Were your children removed on an Emergency Order?
- Category: Dirty tricks and tactics caseworkers use
- Created: Friday, 26 August 2016 19:03
- Written by Administrator
In NSW the law regarding the removal of children without a warrant and prior to court proceedings has different legal time-frames and requirements in as far as what type of orders can be made and what kind of extension the courts are permitted to grant.
First of all the department has to bring the matter to the court within three days. Secondly the Emergency Care and Protection Order is valid for only 14 days, of which it may be extended for another fourteen. At the end of this time the magistrate has to make a decision as to whether the children were in need of care and protection, and this is a final order. He is not permitted to extend the order, he is not permitted to grant adjournments so that caseworkers can start piling up the paperwork they do that usually confuses the judge and takes his attention from the matters first at hand.

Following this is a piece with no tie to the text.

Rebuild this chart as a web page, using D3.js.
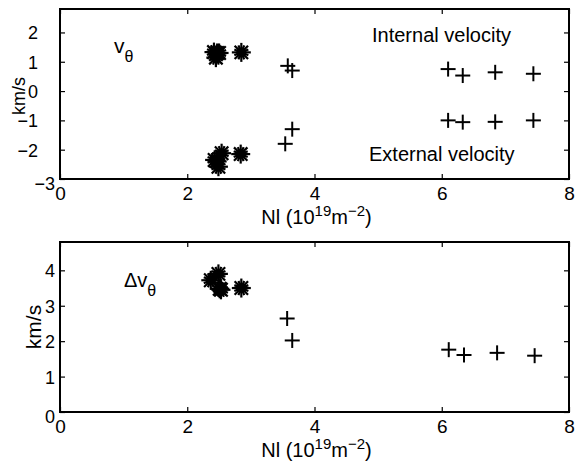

The law says this : If an ECPO is made, it will have a life not exceeding 14 days and may be renewed for a similar or lesser term on one occasion only: s 46(3). A child who is subject to an ECPO is usually placed in the “care responsibility” of the Director-General, but another person may be allocated care responsibility. Unlike an interim care order, an ECPO and an extension of an ECPO are “final” orders. Once it is made, the proceedings are at an end and there can be no question of a further court date. Having made the ECPO, the magistrate is “functus officio”. There is no power to make contact or other orders.